One of my Mixcloud mixes was a Jon Hassell special, a collection of odds and ends rather than a best of, but it serves as an introduction to his unique music. Or you could go here and gorge yourself on a collection of albums that only sound like the people who followed in his footsteps.
• The Guardian
• Libération
• The New York Times
Previously on { feuilleton }
• Jon Hassell, live 1989
• Power Spot by Michael Scroggins
How, after all this time, did I not realize he was American? I believed all along that he was a Brit! Regardless, he was brilliant and will be missed.
Thanks John……listening to your mix now. I hadn’t appreciated you’d actually worked with him on cover artwork and his site.
Charles: I think that’s an easy mistake to make: three albums on EG, two on ECM, one on Eno’s All Saints label, and two on Warp. His groups also seemed to play more dates in Europe than the US; most of the officially released live material is from European venues. And the two main imitators of his trumpet sound, Nils Petter Molvaer and Arve Henriksen, are Norwegian.

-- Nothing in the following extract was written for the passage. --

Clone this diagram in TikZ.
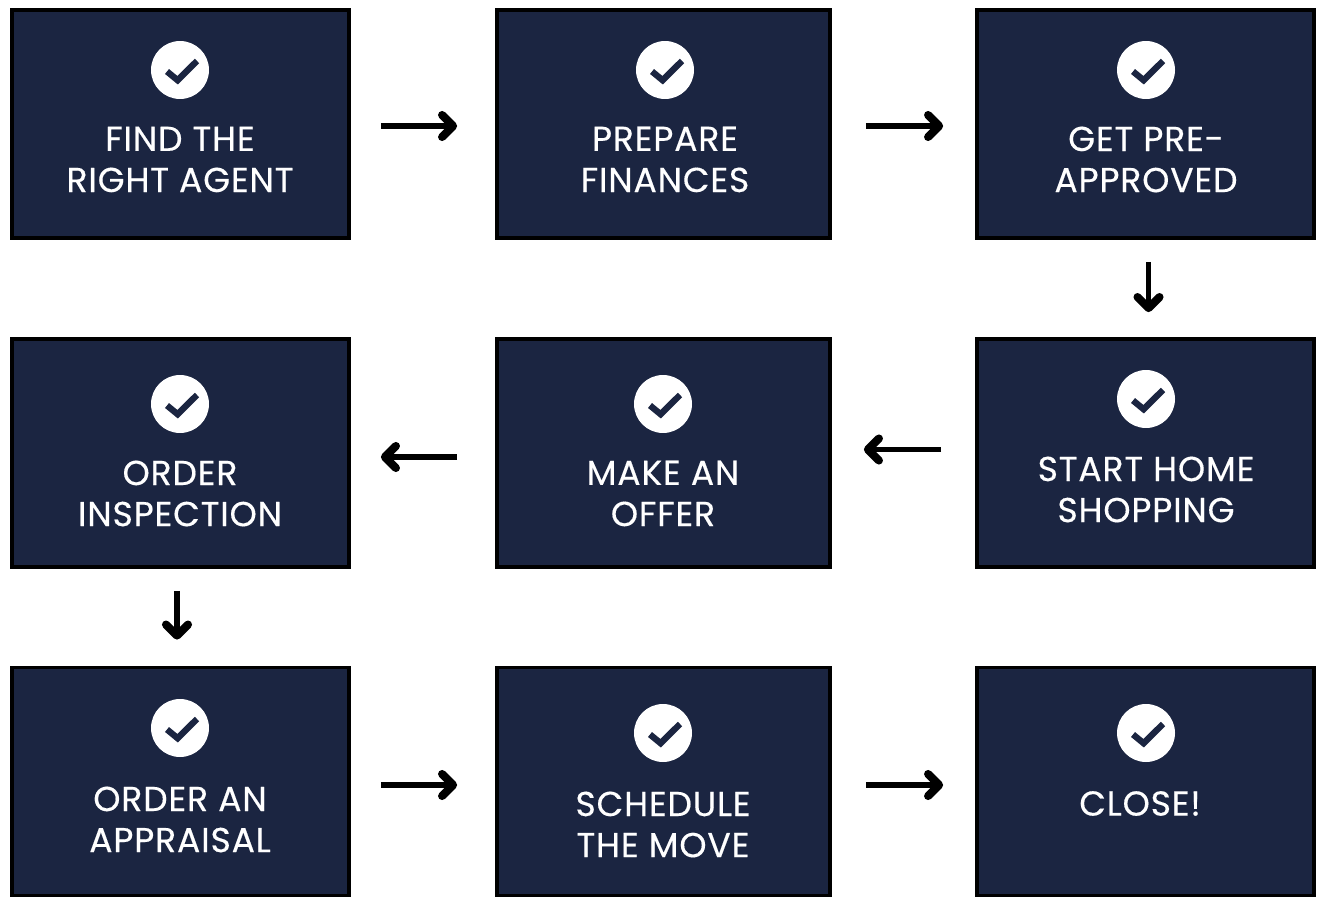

Thanks, Graeme. I wish the title lettering for Maarifa Street looked better, I still feel I ought to have spent more time on it. Jon was happy with it, however.
We would have worked on a lot more if the timing and conditions had been right. He wanted me to design the sleeve for Listening To Pictures but Warp wanted someone else to do it. A few months later Warp’s designer had failed to produce anything suitable for Jon’s music so he asked if I’d be able to take over. I was too busy with other things unfortunately so could only make suggestions for pushing the design closer to his own sphere. I also did some sample layouts for his North and South of You book which was a project he was tinkering with for many years, longer than has been suggested in some of the obituary notices. I was working on it in 2011 but it was much older than that.